# Exercise task:
Write out the listing, please, but only from its first line through the line containing "140, interval: 20", exactly as given and without pictures.

- - - - -

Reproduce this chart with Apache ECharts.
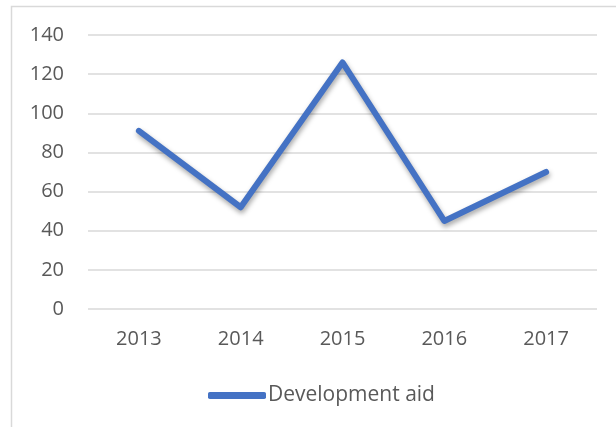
<!DOCTYPE html>
<html>
<head>
<meta charset="utf-8">
<script src="https://cdn.jsdelivr.net/npm/echarts@6/dist/echarts.min.js"></script>
<style>
html,body{margin:0;padding:0;background:#fff;}
#c{width:616px;height:427px;}
</style>
</head>
<body>
<div id="c"></div>
<script>
const categories = ['2013', '2014', '2015', '2016', '2017'];
const seriesName = 'Development aid';
const values = [91, 52, 126, 45, 70];
const yTicks = { min: 0, max: 140, interval: 20 };

const chart = echarts.init(document.getElementById('c'), null, { renderer: 'canvas' });
const font = '"Open Sans", "Noto Sans", sans-serif';
chart.setOption({
  animation: false,
  backgroundColor: '#ffffff',
  textStyle: { fontFamily: font },
  graphic: [{
    type: 'polyline',
    shape: { points: [[11.5, 427], [11.5, 6.5], [616, 6.5]] },
    style: { stroke: '#d9d9d9', lineWidth: 1.5, fill: null },
    silent: true
  }],
  grid: { left: 88, right: 19, top: 35, bottom: 118, containLabel: false },
  legend: {
    data: [{ name: seriesName, icon: 'roundRect' }],
    left: 203,
    top: 380,
    itemWidth: 58,
    itemHeight: 7,
    itemGap: 10,
    textStyle: { color: '#595959', fontSize: 21, fontFamily: font, padding: [0, 0, 0, -3] }
  },
  xAxis: {
    type: 'category',
    data: categories,
    boundaryGap: true,
    axisLine: { show: false },
    axisTick: { show: false },
    splitLine: { show: false },
    axisLabel: { color: '#595959', fontSize: 20, fontFamily: font, margin: 20 }
  },
  yAxis: {
    type: 'value',
    min: yTicks.min,
    max: yTicks.max,
    interval: yTicks.interval,
    axisLine: { show: false },
    axisTick: { show: false },
    splitLine: { lineStyle: { color: '#d9d9d9', width: 1.5 } },
    axisLabel: { color: '#595959', fontSize: 20, fontFamily: font, margin: 24 }
  },
  series: [{
    name: seriesName,
    type: 'line',
    data: values,
    symbol: 'none',
    lineStyle: {
      color: '#4472c4',
      width: 6,
      cap: 'round',
      join: 'round',
      shadowColor: 'rgba(0,0,0,0.35)',
      shadowBlur: 5,
      shadowOffsetX: 1,
      shadowOffsetY: 3
    },
    itemStyle: { color: '#4472c4' }
  }]
});
</script>
</body>
</html>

- - - - -

# Solution for this task:
Reproduce this chart with Apache ECharts.
<!DOCTYPE html>
<html>
<head>
<meta charset="utf-8">
<script src="https://cdn.jsdelivr.net/npm/echarts@6/dist/echarts.min.js"></script>
<style>
html,body{margin:0;padding:0;background:#fff;}
#c{width:616px;height:427px;}
</style>
</head>
<body>
<div id="c"></div>
<script>
const categories = ['2013', '2014', '2015', '2016', '2017'];
const seriesName = 'Development aid';
const values = [91, 52, 126, 45, 70];
const yTicks = { min: 0, max: 140, interval: 20 };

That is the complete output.